◆ Short task ◆
Take from the listing each line that has the string "LaTeX".

Figure scripts
——————

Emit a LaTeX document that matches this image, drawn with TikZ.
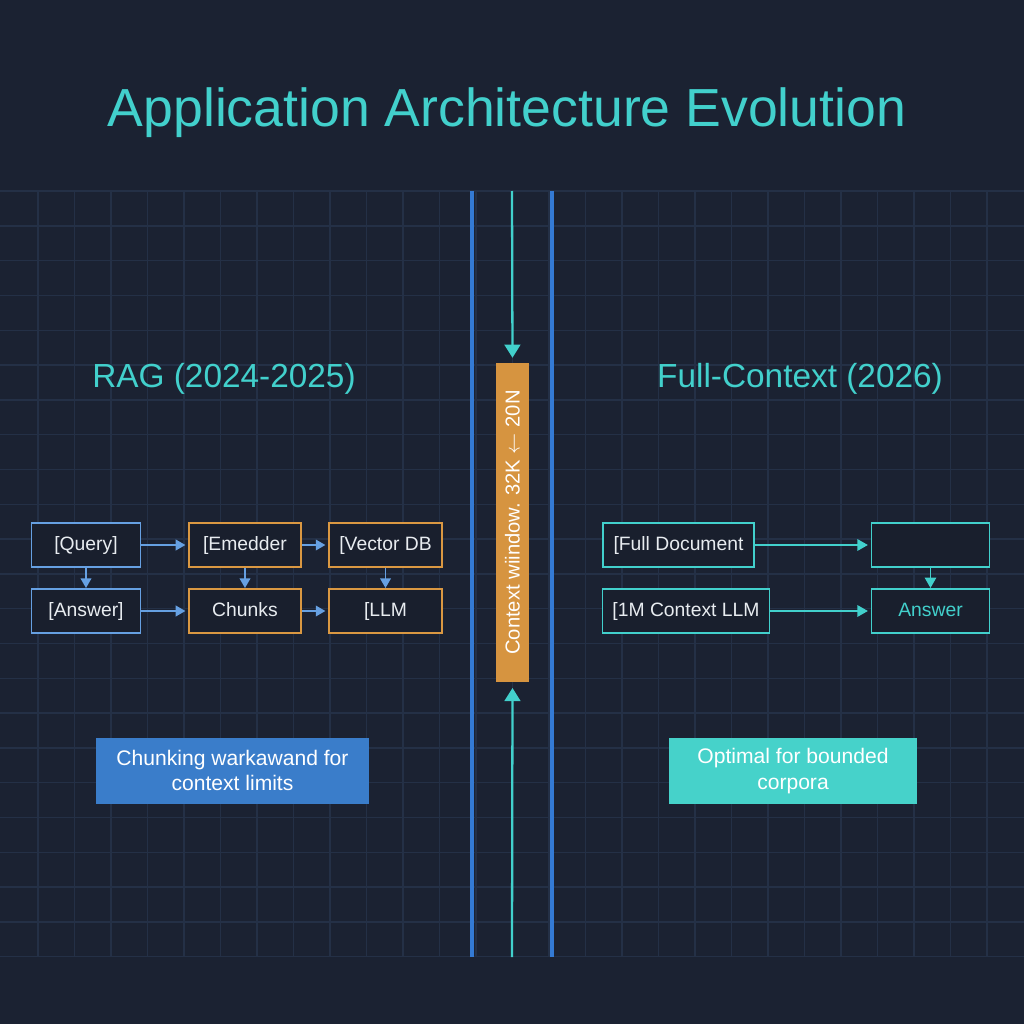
\documentclass[tikz,border=0pt]{standalone}
\usepackage{fontspec}
\setmainfont{Liberation Sans}
\usetikzlibrary{arrows.meta}
\definecolor{bgnavy}{RGB}{27,34,50}
\definecolor{boxfill}{RGB}{25,31,45}
\definecolor{gridline}{RGB}{36,48,70}
\definecolor{accentteal}{RGB}{66,208,204}
\definecolor{ragblue}{RGB}{102,160,226}
\definecolor{ragorange}{RGB}{218,152,66}
\definecolor{divblue}{RGB}{52,122,212}
\definecolor{ctxorange}{RGB}{214,148,64}
\definecolor{noteblue}{RGB}{58,125,202}
\definecolor{noteteal}{RGB}{70,210,202}
\definecolor{boxtext}{RGB}{232,236,240}
\begin{document}
\begin{tikzpicture}[
        x=0.02cm, y=-0.02cm,
        every node/.style={align=center, font=\fontsize{11}{13}\selectfont, text=boxtext},
        stage box/.style={rectangle, draw, line width=1.1pt, fill=boxfill, minimum height=0.88cm, inner sep=0pt, text height=8pt, text depth=2.2pt},
        rag box/.style={stage box, draw=ragblue},
        tool box/.style={stage box, draw=ragorange},
        full box/.style={stage box, draw=accentteal},
        note box/.style={rectangle, minimum height=1.32cm, inner sep=0pt, text=white, font=\fontsize{12}{14.5}\selectfont},
        heading/.style={text=accentteal, font=\fontsize{19}{22}\selectfont},
        rag arrow/.style={->, draw=ragblue, line width=1.1pt, >={Triangle[length=5.5pt,width=6pt]}},
        full arrow/.style={->, draw=accentteal, line width=1.1pt, >={Triangle[length=6pt,width=6.5pt]}},
        window arrow/.style={->, draw=accentteal, line width=1.3pt, >={Triangle[length=7.5pt,width=9pt]}}
    ]
        % Background and grid
        \useasboundingbox (0,0) rectangle (1024,1024);
        \fill[bgnavy] (-10,-10) rectangle (1034,1034);
        \foreach \gx in {1,...,27} {
            \draw[gridline, line width=0.8pt] (1.5+36.5*\gx,191) -- (1.5+36.5*\gx,957);
        }
        \foreach \gy in {0,...,22} {
            \draw[gridline, line width=0.8pt] (-10,191+34.8*\gy) -- (1034,191+34.8*\gy);
        }

        % Title
        \node[text=accentteal, font=\fontsize{30.5}{36}\selectfont] (title) at (507,113) {Application Architecture Evolution};

        % Divider
        \coordinate (div_l_top) at (472,191);
        \coordinate (div_l_bot) at (472,957);
        \coordinate (div_r_top) at (552,191);
        \coordinate (div_r_bot) at (552,957);
        \draw[divblue, line width=1.8pt] (div_l_top) -- (div_l_bot);
        \draw[divblue, line width=1.8pt] (div_r_top) -- (div_r_bot);

        \node[rectangle, fill=ctxorange, rotate=90, minimum width=6.38cm, minimum height=0.66cm, inner sep=0pt, text=white, font=\fontsize{11.5}{13}\selectfont] (ctx) at (512.5,522.5) {Context wiindow. 32K $\leftarrow$ 20N};
        \coordinate (win_top) at (512,191);
        \coordinate (win_bot) at (512,957);
        \draw[window arrow, shorten >=2.8pt] (win_top) -- (ctx.east);
        \draw[window arrow, shorten >=3.2pt] (win_bot) -- (ctx.west);

        % RAG side
        \node[heading] (rag_title) at (224,379) {RAG (2024-2025)};

        \node[rag box, minimum width=2.18cm] (query) at (86,545) {[Query]};
        \node[rag box, minimum width=2.18cm] (answer_rag) at (86,611) {[Answer]};
        \node[tool box, minimum width=2.24cm] (embedder) at (245,545) {[Emedder};
        \node[tool box, minimum width=2.24cm] (chunks) at (245,611) {Chunks};
        \node[tool box, minimum width=2.26cm] (vectordb) at (385.5,545) {[Vector DB};
        \node[tool box, minimum width=2.26cm] (llm) at (385.5,611) {[LLM};

        \draw[rag arrow, shorten >=1.5pt] (query) -- (embedder);
        \draw[rag arrow, shorten >=1.5pt] (embedder) -- (vectordb);
        \draw[rag arrow, shorten >=1.5pt] (answer_rag) -- (chunks);
        \draw[rag arrow, shorten >=1.5pt] (chunks) -- (llm);
        \draw[rag arrow] (query) -- (answer_rag);
        \draw[rag arrow] (embedder) -- (chunks);
        \draw[rag arrow] (vectordb) -- (llm);

        \node[note box, fill=noteblue, minimum width=5.46cm] (rag_note) at (232.5,770.7) {Chunking warkawand for\\context limits};

        % Full-context side
        \node[heading] (full_title) at (800,379) {Full-Context (2026)};

        \node[full box, minimum width=3.02cm] (full_doc) at (678.5,545) {[Full Document};
        \node[full box, minimum width=3.34cm] (ctx_llm) at (686,611) {[1M Context LLM};
        \node[full box, minimum width=2.36cm] (blank) at (930.5,545) {};
        \node[full box, minimum width=2.36cm, text=accentteal] (answer_full) at (930.5,611) {Answer};

        \draw[full arrow, shorten >=1.5pt] (full_doc) -- (blank);
        \draw[full arrow, shorten >=1.5pt] (ctx_llm) -- (answer_full);
        \draw[full arrow] (blank) -- (answer_full);

        \node[note box, fill=noteteal, minimum width=4.96cm] (full_note) at (793,771) {Optimal for bounded\\corpora};
\end{tikzpicture}
\end{document}
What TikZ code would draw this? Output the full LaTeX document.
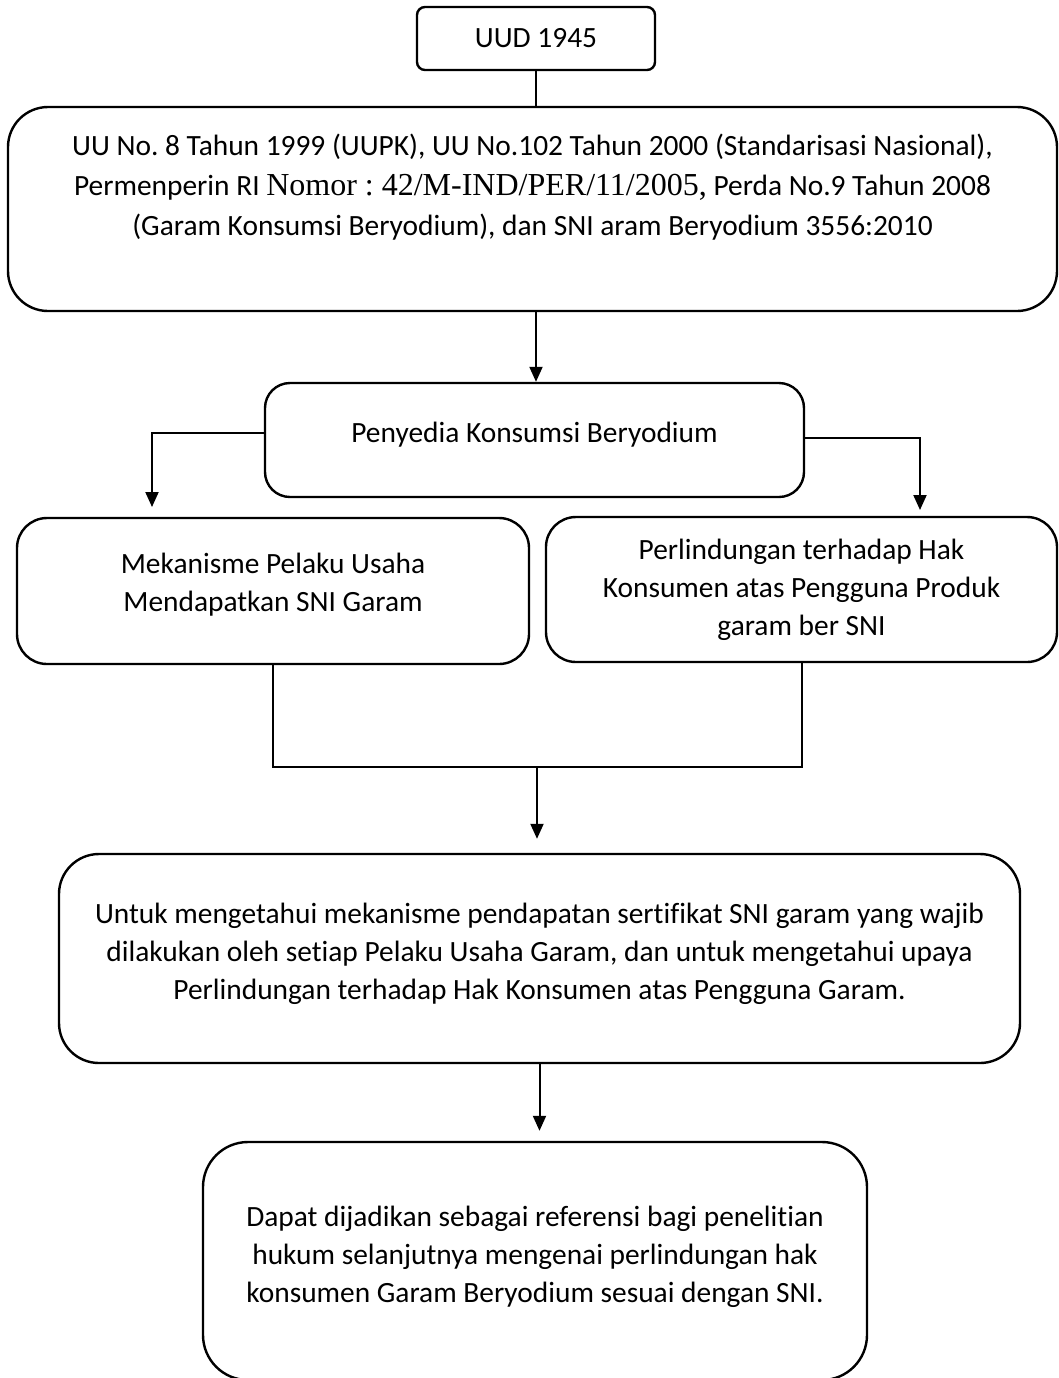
\documentclass[tikz,border=0pt]{standalone}
\usepackage{fontspec}
\setmainfont{Carlito}[Ligatures={NoCommon}]
\newfontfamily\timesfont{Liberation Serif}
\usetikzlibrary{arrows.meta}
\frenchspacing

\tikzset{
  box/.style={draw, line width=1.2pt, rounded corners=#1, align=center,
    inner sep=0pt, font=\fontsize{14.7pt}{19pt}\selectfont},
  box/.default=15pt,
  line/.style={line width=1pt},
  arrow/.style={line width=1pt, -{Triangle[length=7.5pt,width=6.5pt]}}
}

\begin{document}
\begin{tikzpicture}[x=0.5pt, y=-0.5pt]
    \useasboundingbox (0,0) rectangle (1059,1378);

    \node[box=4pt, minimum width=119pt, minimum height=31.5pt] (uud) at (536, 38.5) {UUD 1945};
    \node[box=20pt, minimum width=524.5pt, minimum height=102pt] (law) at (532.5, 209)
        {UU No. 8 Tahun 1999 (UUPK), UU No.102 Tahun 2000 (Standarisasi Nasional),\\[1pt]
         Permenperin RI {\timesfont\fontsize{16pt}{20pt}\selectfont Nomor : 42/M-IND/PER/11/2005,} Perda No.9 Tahun 2008\\[1pt]
         (Garam Konsumsi Beryodium), dan SNI aram Beryodium 3556:2010\\ \strut};
    \node[box=12.5pt, minimum width=269.5pt, minimum height=57pt] (pen) at (534.5, 440)
        {Penyedia Konsumsi Beryodium\rule[-8pt]{0pt}{0pt}};
    \node[box, minimum width=256pt, minimum height=73pt] (mek) at (273, 591)
        {Mekanisme Pelaku Usaha\\ Mendapatkan SNI Garam\rule[-9pt]{0pt}{0pt}};
    \node[box, minimum width=255.5pt, minimum height=72.5pt] (perl) at (801.5, 589.5)
        {Perlindungan terhadap Hak\\ Konsumen atas Pengguna Produk\\ garam ber SNI};
    \node[box=20pt, minimum width=480.5pt, minimum height=104.5pt] (tuj) at (539.5, 958.5)
        {Untuk mengetahui mekanisme pendapatan sertifikat SNI garam yang wajib\\
         dilakukan oleh setiap Pelaku Usaha Garam, dan untuk mengetahui upaya\\
         Perlindungan terhadap Hak Konsumen atas Pengguna Garam.\rule[-7pt]{0pt}{0pt}};
    \node[box=22.5pt, minimum width=332pt, minimum height=119pt] (man) at (535, 1261)
        {Dapat dijadikan sebagai referensi bagi penelitian\\
         hukum selanjutnya mengenai perlindungan hak\\
         konsumen Garam Beryodium sesuai dengan SNI.\rule[-7pt]{0pt}{0pt}};

    \coordinate (lk) at (152, 507);
    \coordinate (rk) at (920, 510);
    \coordinate (jn) at (537, 767);

    \draw[line] (uud) -- (uud |- law.north);
    \draw[arrow] (law.south -| uud) -- (uud |- pen.north);
    \draw[arrow] ([yshift=3.5pt]pen.west) -| (lk);
    \draw[arrow] ([yshift=1pt]pen.east) -| (rk);
    \draw[line] (mek.south) |- (jn) -| (perl.south);
    \draw[arrow, shorten >=7pt] (jn) -- (jn |- tuj.north);
    \draw[arrow, shorten >=5pt] (tuj.south) -- (tuj.south |- man.north);
\end{tikzpicture}
\end{document}
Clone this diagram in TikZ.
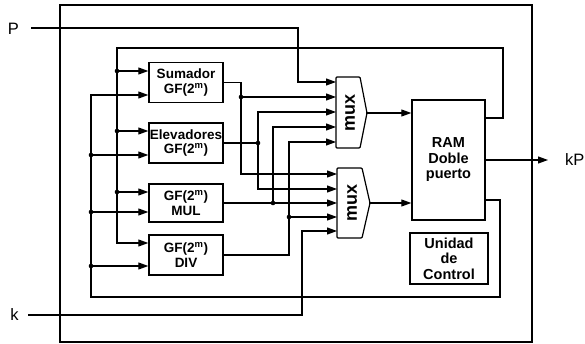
\documentclass[tikz,border=0pt]{standalone}
\usepackage{fontspec}
\setmainfont{Liberation Sans}
\usetikzlibrary{arrows.meta}

\begin{document}
\begin{tikzpicture}[x=1pt, y=-1pt,
    every node/.style={font=\fontsize{16.5}{18}\selectfont, inner sep=0pt},
    wire/.style={line width=1.1pt},
    arr/.style={wire, -{Triangle[length=10pt, width=7pt]}},
    unit/.style={draw, line width=1.4pt, align=center, minimum width=74pt, minimum height=40pt, font=\fontsize{13.5}{14.5}\selectfont\bfseries},
    bigbox/.style={draw, line width=1.4pt, align=center, font=\fontsize{14.5}{15.5}\selectfont\bfseries},
    muxbody/.style={draw, line width=1.2pt, rounded corners=1pt},
    muxtext/.style={rotate=90, font=\fontsize{18}{18}\selectfont\bfseries},
    jdot/.style={fill, radius=2.3pt}
  ]
    \useasboundingbox (0,0) rectangle (585,344);
    \node[draw, line width=2.2pt, minimum width=472pt, minimum height=337pt] (frame) at (296,173.5) {};

    % GF(2^m) units
    \node[unit] (sum)  at (186,82.5) {Sumador\\GF(2\textsuperscript{m})};
    \node[unit] (elev) at (186,143)  {Elevadores\\GF(2\textsuperscript{m})};
    \node[unit, minimum height=38pt] (mul) at (186,203) {GF(2\textsuperscript{m})\\MUL};
    \node[unit] (div)  at (186,255)  {GF(2\textsuperscript{m})\\DIV};

    \node[bigbox, minimum width=73pt, minimum height=120pt] (ram) at (448.5,160) {RAM\\Doble\\puerto};
    \node[bigbox, minimum width=78pt, minimum height=51pt] (ctrl) at (449,258.5) {Unidad\\de\\Control};

    % multiplexers
    \draw[muxbody] (336,77) -- (360,77) -- (367,113) -- (360,148) -- (336,148) -- cycle;
    \node[muxtext] (mux1) at (350,113) {mux};
    \draw[muxbody] (337,168) -- (362,168) -- (370,203) -- (362,238) -- (337,238) -- cycle;
    \node[muxtext] (mux2) at (352,203) {mux};
    \foreach \y [count=\i] in {82,97,112,127,142} \coordinate (m1i\i) at (336,\y);
    \foreach \y [count=\i] in {174,189,203,217,231} \coordinate (m2i\i) at (337,\y);
    \coordinate (m1o) at (367,113);
    \coordinate (m2o) at (370,203);

    % labels P, k, kP
    \node (P)  at (13.5,29) {P};
    \node (k)  at (14.5,315) {k};
    \node[anchor=west] (kP) at (565,160) {kP};
    \coordinate (Pin) at (31,28);
    \coordinate (Pturn) at (298,28);
    \coordinate (kin) at (28,315);
    \coordinate (kturn) at (302,315);
    \coordinate (kPout) at (548,160);

    \draw[arr] (Pin) -- (Pturn) |- (m1i1);
    \draw[arr] (kin) -- (kturn) |- (m2i5);
    \draw[arr] (m1o) -- (ram.west |- m1o);
    \draw[arr] (m2o) -- (ram.west |- m2o);
    \draw[arr] (ram.east) -- (kPout);

    % RAM port A back to the units
    \coordinate (ramA) at (485,118);
    \draw[arr] (ramA) -- (503,118) -- (503,48) -- (117,48) |- (div.west |- 0,243);
    \foreach \b/\y in {sum/71, elev/131, mul/192} {
      \draw[arr] (117,\y) -- (\b.west |- 0,\y);
      \fill[jdot] (117,\y) circle;
    }

    % RAM port B back to the units
    \coordinate (ramB) at (485,200);
    \draw[arr] (ramB) -- (500,200) -- (500,297) -- (91,297) |- (sum.west |- 0,95);
    \foreach \b/\y in {elev/155, mul/212, div/266} {
      \draw[arr] (91,\y) -- (\b.west |- 0,\y);
      \fill[jdot] (91,\y) circle;
    }

    % unit outputs into the muxes
    \coordinate (sumJ) at (241,97);
    \draw[arr] (sum.east) -| (sumJ) |- (m2i1);
    \draw[arr] (sumJ) -- (m1i2);
    \coordinate (elevJ) at (258,143);
    \draw[wire] (elev.east) -- (elevJ);
    \draw[arr] (elevJ) |- (m1i3);
    \draw[arr] (elevJ) |- (m2i2);
    \coordinate (mulJ) at (273,203);
    \draw[arr] (mul.east) -- (m2i3);
    \draw[arr] (mulJ) |- (m1i4);
    \coordinate (divJ) at (289,217);
    \draw[arr] (div.east) -| (divJ) |- (m1i5);
    \draw[arr] (divJ) -- (m2i4);
    \foreach \j in {sumJ, elevJ, mulJ, divJ} \fill[jdot] (\j) circle;
  \end{tikzpicture}
\end{document}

——————

◆ Solution to the problem ◆
Emit a LaTeX document that matches this image, drawn with TikZ.
What TikZ code would draw this? Output the full LaTeX document.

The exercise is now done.